Et ce n’est pas tout, le général Mourão a soutenu un possible coup d’État dans un discours abject contre les politiques tenues face aux Francs-Maçons fin 2017. Discours similaire à celui qu’il prononça pendant le mandat de Dilma Rousseff qui, en guise de sanction, le destitua du poste qu’il occupait à la tête des troupes basées au sud du pays.

Alors que Bolsonaro indiquait quelle serait sa place sur la scène internationale, Mourão préconisait de mettre fin à «l’antiaméricanisme puéril» qu’il attribue à la politique extérieure «idéologique» menée par les gouvernements du PT. On observe dans le «bolsonarisme» un préjugé particulier à l’égard des dirigeants du Palacio Itamarty (chancellerie) comme s’il y prédominait un engouement diffus pour les partis de gauche. Nous ne pouvons rejeter le fait que le futur chancelier soit quelqu’un qui, même diplomate, défende des positions semblables à celles des forces armées.

Dans ce nouveau modèle «bolsonarien», on peut inclure l’éloignement avec Pékin, principal partenaire commercial du Brésil, mais aussi investisseur dans des secteurs stratégiques. Face à ce probable retournement de situation, le quotidien China Daily, porte-parole officiel de la chancellerie de ce pays, a publié un éditorial sévère sur le futur chef d’État brésilien. Le ton de l’article était à l’opposé des félicitations envoyées par les autorités taïwanaises au vainqueur des élections du 18 octobre, qui a visité ce pays d’Asie au début de l’année, comme l’a annoncé l’agence Reuters.

Steve Bannon propose aussi de cesser les relations avec le géant asiatique grâce à une nouvelle conception d’alliances sud-américaines ayant comme base l’association Trump-Bolsonaro. «L’Amérique du sud vit une tragédie […], avec le Venezuela en pleine implosion et l’Argentine qui sera gouvernée par le FMI pendant les 3 à 5 prochaines années» pronostique-t-il.

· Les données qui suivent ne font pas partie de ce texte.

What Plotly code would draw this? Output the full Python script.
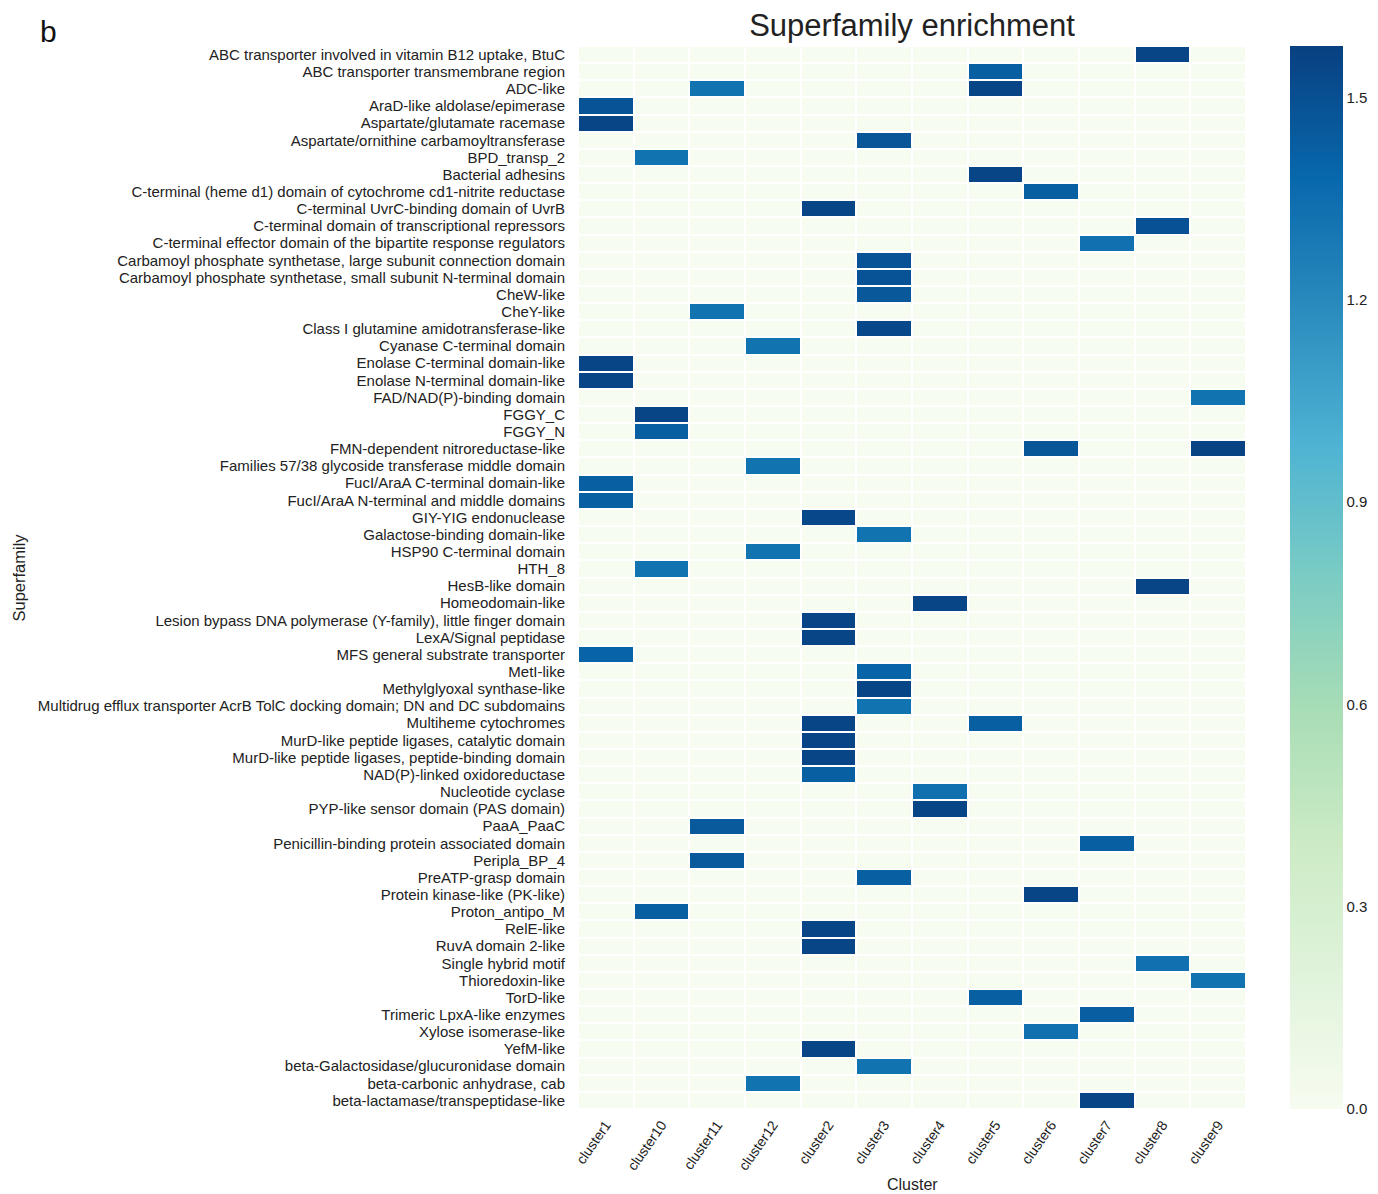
import plotly.graph_objects as go

superfamilies = [
    "ABC transporter involved in vitamin B12 uptake, BtuC",
    "ABC transporter transmembrane region",
    "ADC-like",
    "AraD-like aldolase/epimerase",
    "Aspartate/glutamate racemase",
    "Aspartate/ornithine carbamoyltransferase",
    "BPD_transp_2",
    "Bacterial adhesins",
    "C-terminal (heme d1) domain of cytochrome cd1-nitrite reductase",
    "C-terminal UvrC-binding domain of UvrB",
    "C-terminal domain of transcriptional repressors",
    "C-terminal effector domain of the bipartite response regulators",
    "Carbamoyl phosphate synthetase, large subunit connection domain",
    "Carbamoyl phosphate synthetase, small subunit N-terminal domain",
    "CheW-like",
    "CheY-like",
    "Class I glutamine amidotransferase-like",
    "Cyanase C-terminal domain",
    "Enolase C-terminal domain-like",
    "Enolase N-terminal domain-like",
    "FAD/NAD(P)-binding domain",
    "FGGY_C",
    "FGGY_N",
    "FMN-dependent nitroreductase-like",
    "Families 57/38 glycoside transferase middle domain",
    "FucI/AraA C-terminal domain-like",
    "FucI/AraA N-terminal and middle domains",
    "GIY-YIG endonuclease",
    "Galactose-binding domain-like",
    "HSP90 C-terminal domain",
    "HTH_8",
    "HesB-like domain",
    "Homeodomain-like",
    "Lesion bypass DNA polymerase (Y-family), little finger domain",
    "LexA/Signal peptidase",
    "MFS general substrate transporter",
    "MetI-like",
    "Methylglyoxal synthase-like",
    "Multidrug efflux transporter AcrB TolC docking domain; DN and DC subdomains",
    "Multiheme cytochromes",
    "MurD-like peptide ligases, catalytic domain",
    "MurD-like peptide ligases, peptide-binding domain",
    "NAD(P)-linked oxidoreductase",
    "Nucleotide cyclase",
    "PYP-like sensor domain (PAS domain)",
    "PaaA_PaaC",
    "Penicillin-binding protein associated domain",
    "Peripla_BP_4",
    "PreATP-grasp domain",
    "Protein kinase-like (PK-like)",
    "Proton_antipo_M",
    "RelE-like",
    "RuvA domain 2-like",
    "Single hybrid motif",
    "Thioredoxin-like",
    "TorD-like",
    "Trimeric LpxA-like enzymes",
    "Xylose isomerase-like",
    "YefM-like",
    "beta-Galactosidase/glucuronidase domain",
    "beta-carbonic anhydrase, cab",
    "beta-lactamase/transpeptidase-like",
]

clusters = ["cluster1", "cluster10", "cluster11", "cluster12", "cluster2", "cluster3",
            "cluster4", "cluster5", "cluster6", "cluster7", "cluster8", "cluster9"]

# enriched (superfamily, cluster, value) entries; all other cells are 0
hit_superfamily = [
    "ABC transporter involved in vitamin B12 uptake, BtuC",
    "ABC transporter transmembrane region",
    "ADC-like", "ADC-like",
    "AraD-like aldolase/epimerase",
    "Aspartate/glutamate racemase",
    "Aspartate/ornithine carbamoyltransferase",
    "BPD_transp_2",
    "Bacterial adhesins",
    "C-terminal (heme d1) domain of cytochrome cd1-nitrite reductase",
    "C-terminal UvrC-binding domain of UvrB",
    "C-terminal domain of transcriptional repressors",
    "C-terminal effector domain of the bipartite response regulators",
    "Carbamoyl phosphate synthetase, large subunit connection domain",
    "Carbamoyl phosphate synthetase, small subunit N-terminal domain",
    "CheW-like",
    "CheY-like",
    "Class I glutamine amidotransferase-like",
    "Cyanase C-terminal domain",
    "Enolase C-terminal domain-like",
    "Enolase N-terminal domain-like",
    "FAD/NAD(P)-binding domain",
    "FGGY_C",
    "FGGY_N",
    "FMN-dependent nitroreductase-like", "FMN-dependent nitroreductase-like",
    "Families 57/38 glycoside transferase middle domain",
    "FucI/AraA C-terminal domain-like",
    "FucI/AraA N-terminal and middle domains",
    "GIY-YIG endonuclease",
    "Galactose-binding domain-like",
    "HSP90 C-terminal domain",
    "HTH_8",
    "HesB-like domain",
    "Homeodomain-like",
    "Lesion bypass DNA polymerase (Y-family), little finger domain",
    "LexA/Signal peptidase",
    "MFS general substrate transporter",
    "MetI-like",
    "Methylglyoxal synthase-like",
    "Multidrug efflux transporter AcrB TolC docking domain; DN and DC subdomains",
    "Multiheme cytochromes", "Multiheme cytochromes",
    "MurD-like peptide ligases, catalytic domain",
    "MurD-like peptide ligases, peptide-binding domain",
    "NAD(P)-linked oxidoreductase",
    "Nucleotide cyclase",
    "PYP-like sensor domain (PAS domain)",
    "PaaA_PaaC",
    "Penicillin-binding protein associated domain",
    "Peripla_BP_4",
    "PreATP-grasp domain",
    "Protein kinase-like (PK-like)",
    "Proton_antipo_M",
    "RelE-like",
    "RuvA domain 2-like",
    "Single hybrid motif",
    "Thioredoxin-like",
    "TorD-like",
    "Trimeric LpxA-like enzymes",
    "Xylose isomerase-like",
    "YefM-like",
    "beta-Galactosidase/glucuronidase domain",
    "beta-carbonic anhydrase, cab",
    "beta-lactamase/transpeptidase-like",
]
hit_cluster = [
    "cluster8",
    "cluster5",
    "cluster11", "cluster5",
    "cluster1",
    "cluster1",
    "cluster3",
    "cluster10",
    "cluster5",
    "cluster6",
    "cluster2",
    "cluster8",
    "cluster7",
    "cluster3",
    "cluster3",
    "cluster3",
    "cluster11",
    "cluster3",
    "cluster12",
    "cluster1",
    "cluster1",
    "cluster9",
    "cluster10",
    "cluster10",
    "cluster6", "cluster9",
    "cluster12",
    "cluster1",
    "cluster1",
    "cluster2",
    "cluster3",
    "cluster12",
    "cluster10",
    "cluster8",
    "cluster4",
    "cluster2",
    "cluster2",
    "cluster1",
    "cluster3",
    "cluster3",
    "cluster3",
    "cluster2", "cluster5",
    "cluster2",
    "cluster2",
    "cluster2",
    "cluster4",
    "cluster4",
    "cluster11",
    "cluster7",
    "cluster11",
    "cluster3",
    "cluster6",
    "cluster10",
    "cluster2",
    "cluster2",
    "cluster8",
    "cluster9",
    "cluster5",
    "cluster7",
    "cluster6",
    "cluster2",
    "cluster3",
    "cluster12",
    "cluster7",
]
hit_value = [
    1.55,
    1.42,
    1.32, 1.55,
    1.48,
    1.55,
    1.47,
    1.32,
    1.55,
    1.42,
    1.55,
    1.49,
    1.33,
    1.48,
    1.48,
    1.46,
    1.32,
    1.54,
    1.32,
    1.55,
    1.55,
    1.32,
    1.55,
    1.42,
    1.47, 1.56,
    1.32,
    1.42,
    1.42,
    1.54,
    1.32,
    1.32,
    1.32,
    1.55,
    1.55,
    1.55,
    1.55,
    1.40,
    1.40,
    1.55,
    1.32,
    1.55, 1.42,
    1.55,
    1.55,
    1.42,
    1.33,
    1.55,
    1.45,
    1.42,
    1.45,
    1.42,
    1.55,
    1.42,
    1.55,
    1.55,
    1.33,
    1.32,
    1.42,
    1.43,
    1.33,
    1.55,
    1.32,
    1.32,
    1.55,
]

colorbar_ticks = [0.0, 0.3, 0.6, 0.9, 1.2, 1.5]
z_max = 1.576

# build matrix
z = [[0.0 for _ in clusters] for _ in superfamilies]
for s, c, v in zip(hit_superfamily, hit_cluster, hit_value):
    z[superfamilies.index(s)][clusters.index(c)] = v

gnbu = [
    [0.0, "#f7fcf0"], [0.125, "#e0f3db"], [0.25, "#ccebc5"], [0.375, "#a8ddb5"],
    [0.5, "#7bccc4"], [0.625, "#4eb3d3"], [0.75, "#2b8cbe"], [0.875, "#0868ac"],
    [1.0, "#084081"],
]

FONT = "Liberation Sans, Arial, Helvetica, sans-serif"

# page body has an 8px margin, so figure coords = reference coords - 8
W, H = 1370, 1186
L, R, T, B = 570, 132, 38, 85
PW, PH = W - L - R, H - T - B

fig = go.Figure(go.Heatmap(
    z=z, x=clusters, y=superfamilies,
    colorscale=gnbu, zmin=0, zmax=z_max,
    xgap=2, ygap=2,
    colorbar=dict(
        x=(1282 - L) / PW, xanchor="left", xref="paper",
        y=0.5, yanchor="middle", len=1.0, lenmode="fraction",
        thickness=53, outlinewidth=0, xpad=0, ypad=0,
        tickvals=colorbar_ticks,
        ticktext=[f"{t:.1f}" for t in colorbar_ticks],
        ticks="", ticklabelposition="outside",
        tickfont=dict(size=15, color="#222", family=FONT),
    ),
))

fig.update_layout(
    width=W, height=H,
    margin=dict(l=L, r=R, t=T, b=B, autoexpand=False),
    paper_bgcolor="white", plot_bgcolor="white",
    font=dict(family=FONT, color="#222"),
    title=dict(text="Superfamily enrichment", x=(L + PW / 2) / W, xanchor="center",
               y=1 - 17 / H, yanchor="middle",
               font=dict(size=31, color="#222", family=FONT)),
    xaxis=dict(tickangle=-55, tickfont=dict(size=14, color="#222"),
               tickmode="array", tickvals=clusters, ticktext=clusters,
               showgrid=False, zeroline=False, ticks="", ticklabelstandoff=4),
    yaxis=dict(autorange="reversed", tickfont=dict(size=15, color="#222"),
               tickmode="array", tickvals=superfamilies, ticktext=superfamilies,
               showgrid=False, zeroline=False, ticks="", ticklabelstandoff=12),
    annotations=[
        dict(text="b", xref="paper", yref="paper", x=(30 - L) / PW, y=1 + 14 / PH,
             xanchor="left", yanchor="middle", showarrow=False,
             font=dict(size=30, color="#111", family=FONT)),
        dict(text="Superfamily", xref="paper", yref="paper", x=(10 - L) / PW, y=0.5,
             textangle=-90, xanchor="center", yanchor="middle", showarrow=False,
             font=dict(size=16.5, color="#222", family=FONT)),
        dict(text="Cluster", xref="paper", yref="paper", x=0.5, y=-(1176 - (T + PH)) / PH,
             xanchor="center", yanchor="middle", showarrow=False,
             font=dict(size=16, color="#222", family=FONT)),
    ],
)

fig.write_html("out.html")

Tout comme Bolsonaro, Bannon méprise la presse et «la classe politique éternelle et corrompue», qu’il  propose d’enterrer définitivement par un «Mouvement» de droite global dont la première grande rencontre aura lieu au début de l’année en Europe. Bannon a cité comme référents principaux de ce mouvement son ancien patron Trump, le ministre de l’Intérieur italien et leader de la Ligue Matteo Salvini, et le «nationaliste» Bolsonaro avec sa proposition d’implantation d’un modèle de «capitalisme éclairé».

Dans deux longues interviews à des médias portugais, l’idéologue a nié travailler pour le futur gouvernant. Nombreux sont ceux qui doutent de cette affirmation pour plusieurs raisons, l’une d’elle est la ressemblance existante entre ses postulats et les grandes lignes du bolsonarisme. Bannon a admis avoir reçu il y a trois mois à New York le fils du futur président, le député réélu Eduardo Bolsonaro, pour sceller une relation qui a visiblement porté ses fruits.

Selon quelques médias locaux, c’est grâce à l’influence de cet idéologue de l’autoproclamée «droite alternative» que le clan Bolsonaro a commencé à construire depuis au moins 2017 un rapprochement avec Trump et d’influents groupes aux États-Unis. L’ex-capitaine et son fils se sont aussi fait une place en Floride où ils peuvent compter sur le soutien du sénateur républicain d’ascendance cubaine Marco Antonio Rubio. Ces relations expliquent probablement les raisons pour lesquelles le futur dirigeant a menacé de rompre les liens avec Cuba et d’en finir avec le programme «Mais médicos» (plus de médecins), auquel collaborent des milliers de médecins venus de l’île.